Quart livre des reconnaissances, Jacques Réda, Éditions Fata Morgana, 2021
Réjouis-toi, poésie !
Jacques Réda publie.
Le Quart livre des reconnaissances est l’un des rares livres, l’un des seuls, en 2021 et au-delà du temps, qui réveillent le lecteur de poésie égaré ou déçu par la production moderne.
Le Poète, fidèle à sa Muse, a su marier la forme et le fond dès les premières pages, qui s’ouvrent sur les Fragments d’une épopée du mètre avec la suite Le Roland sérieux :
I
Décasyllabe est le vers féodal
Du preux qui tient ferme sa Durandal
Entièrement composé de vers de dix syllabes et traitant des origines de la langue littéraire française, ce poème fourmille d’intentions, de trouvailles et de rimes, d’allusions et d’évocations historiques qui en font, outre une parodie tardive de la chanson de geste, une lecture chantante, une coupe légère qui accueille en elle les siècles et les esprits, sans imposer leur poids. Le geste donc, est large, ouvert, bienveillant.

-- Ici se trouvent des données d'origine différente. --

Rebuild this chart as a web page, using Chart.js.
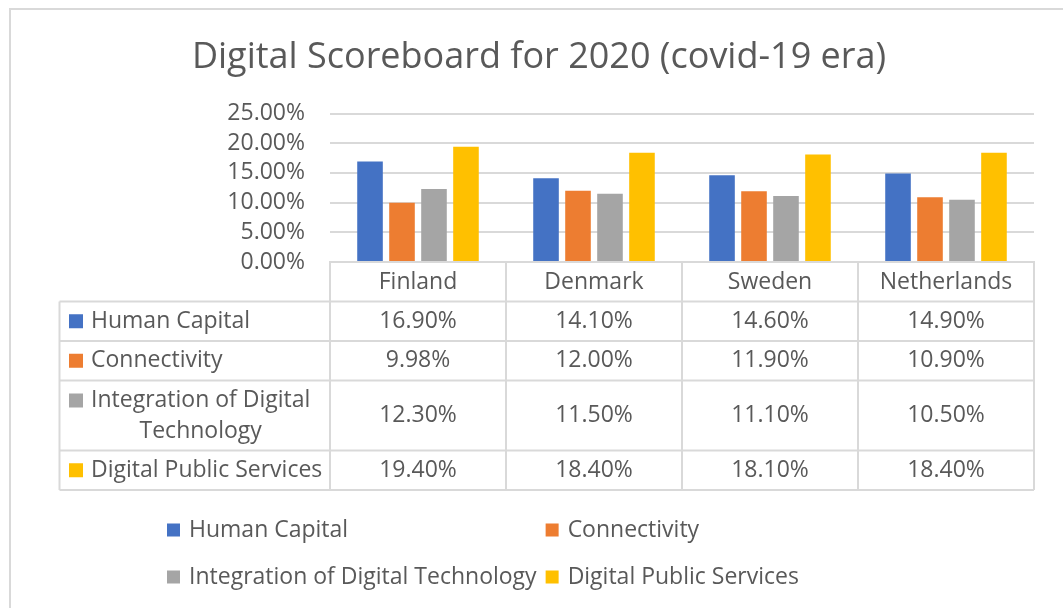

Jacques Réda possède avec sa Muse toutes les possibilités du mètre régulier français. Après le décasyllabe, tendu non sans élégance, propice au récit romanesque, presque classique (cf. Quel avenir pour la cavalerie ? Une histoire naturelle du vers français, Jacques Réda, Éditions Buchet-Chastel, 2019) ; l’octosyllabe s’invite, plus lourd, porté par sa puissance satirique et comique ; l’alexandrin apparaît (avec le poème Renaissance), qui chantera l’amour, les époques, qui épousera l’âme des poètes, des amoureux et des épris d’absolu, qui saura conter l’aventure de l’humanité avec amplitude, clarté et force persuasion.

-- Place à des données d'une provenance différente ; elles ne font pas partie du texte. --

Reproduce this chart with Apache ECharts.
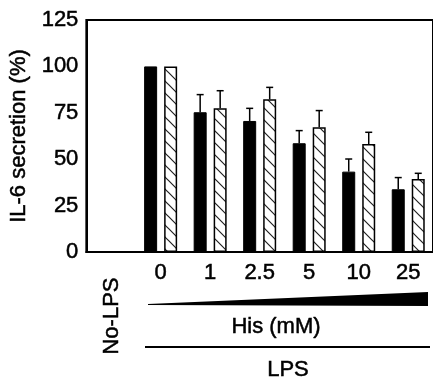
<!DOCTYPE html>
<html><head><meta charset="utf-8">
<script src="https://cdn.jsdelivr.net/npm/echarts@6/dist/echarts.min.js"></script>
<style>html,body{margin:0;padding:0;background:#fff}#c{width:433px;height:383px}</style>
</head><body><div id="c"></div>
<script>
const categories = ['No-LPS', '0', '1', '2.5', '5', '10', '25'];
const solidValues = [null, 100, 75.3, 70.6, 58.6, 43.3, 33.8];
const solidErrors = [null, 0, 9.5, 6.8, 6.8, 6.8, 6.3];
const hatchValues = [null, 100, 77.4, 82.3, 67.2, 58.2, 39.3];
const hatchErrors = [null, 0, 9.5, 6.4, 9.0, 6.3, 3.1];
const yTicks = [0, 25, 50, 75, 100, 125];
const yTitle = 'IL-6 secretion (%)';
const xTitle = 'His (mM)';
const groupTitle = 'LPS';
const controlLabel = 'No-LPS';

const FONT = 'Liberation Sans, Arial, sans-serif';
const FS = 22;
const TB = {textBorderColor: '#000', textBorderWidth: 0.5};
const BAR_W = 13, GAP = 7;
const offs = [-(BAR_W + GAP) / 2, (BAR_W + GAP) / 2];

const pc = document.createElement('canvas');
pc.width = 12; pc.height = 12;
const g = pc.getContext('2d');
g.fillStyle = '#fff'; g.fillRect(0, 0, 12, 12);
g.strokeStyle = '#222'; g.lineWidth = 1.2;
g.beginPath();
g.moveTo(-1, -1); g.lineTo(13, 13);
g.moveTo(-1, 11); g.lineTo(1, 13);
g.moveTo(11, -1); g.lineTo(13, 1);
g.stroke();

function errSeries(vals, errs, off) {
  return {
    type: 'custom',
    z: 5,
    data: vals.map((v, i) => [i, v, errs[i]]),
    renderItem: function (params, api) {
      const v = api.value(1), e = api.value(2);
      if (v == null || isNaN(v) || !e) return null;
      const p0 = api.coord([api.value(0), v]);
      const p1 = api.coord([api.value(0), v + e]);
      const x = p0[0] + off;
      return {
        type: 'group',
        children: [
          {type: 'line', shape: {x1: x, y1: p0[1], x2: x, y2: p1[1]}, style: {stroke: '#000', lineWidth: 1.5}},
          {type: 'line', shape: {x1: x - 3.5, y1: p1[1], x2: x + 3.5, y2: p1[1]}, style: {stroke: '#000', lineWidth: 1.5}}
        ]
      };
    }
  };
}

const chart = echarts.init(document.getElementById('c'));
chart.setOption({
  animation: false,
  backgroundColor: '#fff',
  grid: {left: 86, top: 20, width: 350, bottom: 131, show: true, borderColor: '#000', borderWidth: 2, backgroundColor: 'transparent'},
  xAxis: {
    type: 'category',
    data: categories,
    axisLine: {lineStyle: {color: '#000', width: 2}},
    axisTick: {inside: true, length: 6, lineStyle: {color: '#000', width: 2}},
    axisLabel: Object.assign({
      color: '#000', fontSize: FS, fontFamily: FONT, margin: 10,
      formatter: (v, i) => i === 0 ? '' : v
    }, TB)
  },
  yAxis: {
    type: 'value', min: yTicks[0], max: yTicks[yTicks.length - 1], interval: 25,
    name: yTitle, nameLocation: 'middle', nameGap: 45,
    nameTextStyle: Object.assign({color: '#000', fontSize: FS, fontFamily: FONT}, TB),
    axisLine: {show: true, lineStyle: {color: '#000', width: 2}},
    axisTick: {inside: true, length: 6, lineStyle: {color: '#000', width: 2}},
    axisLabel: Object.assign({color: '#000', fontSize: FS, fontFamily: FONT, margin: 8}, TB),
    splitLine: {show: false}
  },
  series: [
    {type: 'bar', data: solidValues, barWidth: BAR_W, barGap: (GAP / BAR_W * 100) + '%',
     itemStyle: {color: '#000', borderColor: '#000', borderWidth: 1}},
    {type: 'bar', data: hatchValues, barWidth: BAR_W,
     itemStyle: {color: {image: pc, repeat: 'repeat'}, borderColor: '#000', borderWidth: 1.5}},
    errSeries(solidValues, solidErrors, offs[0]),
    errSeries(hatchValues, hatchErrors, offs[1])
  ],
  graphic: [
    {type: 'text', x: 112, y: 316, rotation: Math.PI / 2, style: Object.assign({text: controlLabel, fill: '#000', font: FS + 'px ' + FONT, align: 'center', verticalAlign: 'middle', stroke: '#000', lineWidth: 0.5})},
    {type: 'polygon', shape: {points: [[148, 304], [428, 292], [428, 306], [148, 305]]}, style: {fill: '#000'}},
    {type: 'text', x: 276, y: 327, style: {text: xTitle, fill: '#000', font: FS + 'px ' + FONT, align: 'center', verticalAlign: 'middle', stroke: '#000', lineWidth: 0.5}},
    {type: 'line', shape: {x1: 145, y1: 347, x2: 430, y2: 347}, style: {stroke: '#000', lineWidth: 2}},
    {type: 'text', x: 288, y: 370, style: {text: groupTitle, fill: '#000', font: FS + 'px ' + FONT, align: 'center', verticalAlign: 'middle', stroke: '#000', lineWidth: 0.5}}
  ]
});
</script></body></html>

Le travail en vers de Jacques Réda prend l’allure d’un jeu, qui lui permet de fixer des fresques tout aussi sérieusement. Sa mémoire et ses pensées, dont les étendues et les enchaînements sont animés par les vers et les rimes, émergent lentement d’une langue poétique, au fur et à mesure qu’il joue avec (ou dompte) les mètres. Au fil des souvenirs littéraires, poétiques, des lectures, des amitiés et des joies retrouvées dans les poèmes qui s’écrivent là, ses visions se font plus personnelles, plus sombres aussi, plus chargées d’un enjeu qui se dresse devant la langue poétique, tel que le Poète l’incarne pour sa Muse.

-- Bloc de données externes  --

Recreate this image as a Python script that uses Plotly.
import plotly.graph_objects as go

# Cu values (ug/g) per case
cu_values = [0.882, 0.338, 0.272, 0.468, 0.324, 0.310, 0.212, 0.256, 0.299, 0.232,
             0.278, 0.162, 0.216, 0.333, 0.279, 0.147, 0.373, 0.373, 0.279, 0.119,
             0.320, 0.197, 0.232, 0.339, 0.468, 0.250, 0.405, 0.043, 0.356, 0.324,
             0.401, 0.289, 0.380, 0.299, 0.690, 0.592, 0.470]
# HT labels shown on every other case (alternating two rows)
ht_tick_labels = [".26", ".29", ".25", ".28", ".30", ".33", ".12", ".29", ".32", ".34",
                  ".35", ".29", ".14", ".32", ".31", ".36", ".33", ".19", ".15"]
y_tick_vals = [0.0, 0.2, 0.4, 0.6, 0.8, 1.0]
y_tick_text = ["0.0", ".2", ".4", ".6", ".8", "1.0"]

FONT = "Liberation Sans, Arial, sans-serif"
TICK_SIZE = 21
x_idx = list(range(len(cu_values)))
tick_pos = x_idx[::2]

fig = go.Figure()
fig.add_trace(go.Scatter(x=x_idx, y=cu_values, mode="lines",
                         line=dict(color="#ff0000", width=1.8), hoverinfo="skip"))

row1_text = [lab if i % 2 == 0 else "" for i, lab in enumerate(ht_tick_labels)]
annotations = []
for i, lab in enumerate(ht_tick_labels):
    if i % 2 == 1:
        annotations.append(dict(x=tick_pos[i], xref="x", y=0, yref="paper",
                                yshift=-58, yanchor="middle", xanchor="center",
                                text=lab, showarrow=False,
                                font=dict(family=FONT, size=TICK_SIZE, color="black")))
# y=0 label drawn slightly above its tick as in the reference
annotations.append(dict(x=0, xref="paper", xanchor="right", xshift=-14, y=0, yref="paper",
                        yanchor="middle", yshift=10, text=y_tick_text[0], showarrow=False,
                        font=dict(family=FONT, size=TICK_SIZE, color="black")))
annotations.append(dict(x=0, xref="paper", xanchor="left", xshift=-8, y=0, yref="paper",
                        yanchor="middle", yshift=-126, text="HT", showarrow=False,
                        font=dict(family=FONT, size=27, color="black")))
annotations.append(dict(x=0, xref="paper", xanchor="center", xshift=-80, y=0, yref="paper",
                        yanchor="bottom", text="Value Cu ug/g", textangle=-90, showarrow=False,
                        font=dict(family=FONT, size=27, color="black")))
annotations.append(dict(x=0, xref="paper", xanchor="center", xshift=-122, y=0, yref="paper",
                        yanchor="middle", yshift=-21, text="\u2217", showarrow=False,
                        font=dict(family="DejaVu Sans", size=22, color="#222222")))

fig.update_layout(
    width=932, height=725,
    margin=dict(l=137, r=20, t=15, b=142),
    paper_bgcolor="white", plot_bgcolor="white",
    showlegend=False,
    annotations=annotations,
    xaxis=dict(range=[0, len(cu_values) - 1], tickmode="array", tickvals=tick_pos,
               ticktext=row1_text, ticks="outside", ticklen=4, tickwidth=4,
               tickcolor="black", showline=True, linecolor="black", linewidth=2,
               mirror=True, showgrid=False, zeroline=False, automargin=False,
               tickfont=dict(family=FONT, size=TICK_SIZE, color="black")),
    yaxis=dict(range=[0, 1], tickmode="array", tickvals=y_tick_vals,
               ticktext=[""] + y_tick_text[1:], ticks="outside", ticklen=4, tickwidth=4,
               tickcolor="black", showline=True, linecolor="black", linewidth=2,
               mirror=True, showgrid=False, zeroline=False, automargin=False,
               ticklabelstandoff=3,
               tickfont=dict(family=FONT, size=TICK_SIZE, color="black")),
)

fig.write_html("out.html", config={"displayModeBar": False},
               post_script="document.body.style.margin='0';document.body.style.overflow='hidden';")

Ainsi l’heure approche. Sans gravité. Mais ils vont devoir s’expliquer. Cela s’appelle Musardises et Cornemuses. Si vous les entendez au loin, faites un détour ; et si vous les attendiez, tenez-vous prêts à danser, pas que la valse ou la gavotte. Composée de neuf poèmes, cette section du livre explore la palette du mètre français avec des grâces et des intensités qui disent et redirigent le sens de la poésie française vers un avenir digne de sa grandeur.
VII
L’unique Muse inspiratrice est la mère Énergie.
Tel est le premier vers de la poésie à venir. Dans cette danse première, l’horizon s’étend, la veille se prolonge, l’empreinte du temps marque mieux les figures, les teintes du ciel mordoré s’approfondissent, le rythme s’accentue, le balancier le suit et l’atmosphère s’épaissit.
Point n’est besoin d’un manifeste. Un autre poème suffit.
VIII
Plus de Muses ! Assez d’autorité suprême
Leurrant ceux qui se font gloire de la subir
Et d’autres, asservis sans règles au sabir
De rigueur au marché-aux-puces du poème.
La Muse, à son Poète, alors, dira adieu, dans un dernier poème, ou dans celui d’un autre.
IX
Bientôt je m’en irai vers l’éternel royaume
Et, Muse, je te vois prête à m’accompagner :
Ta valise est remplie, et ce petit panier
Qu’on emportait jadis en wagon. Moi, je chôme.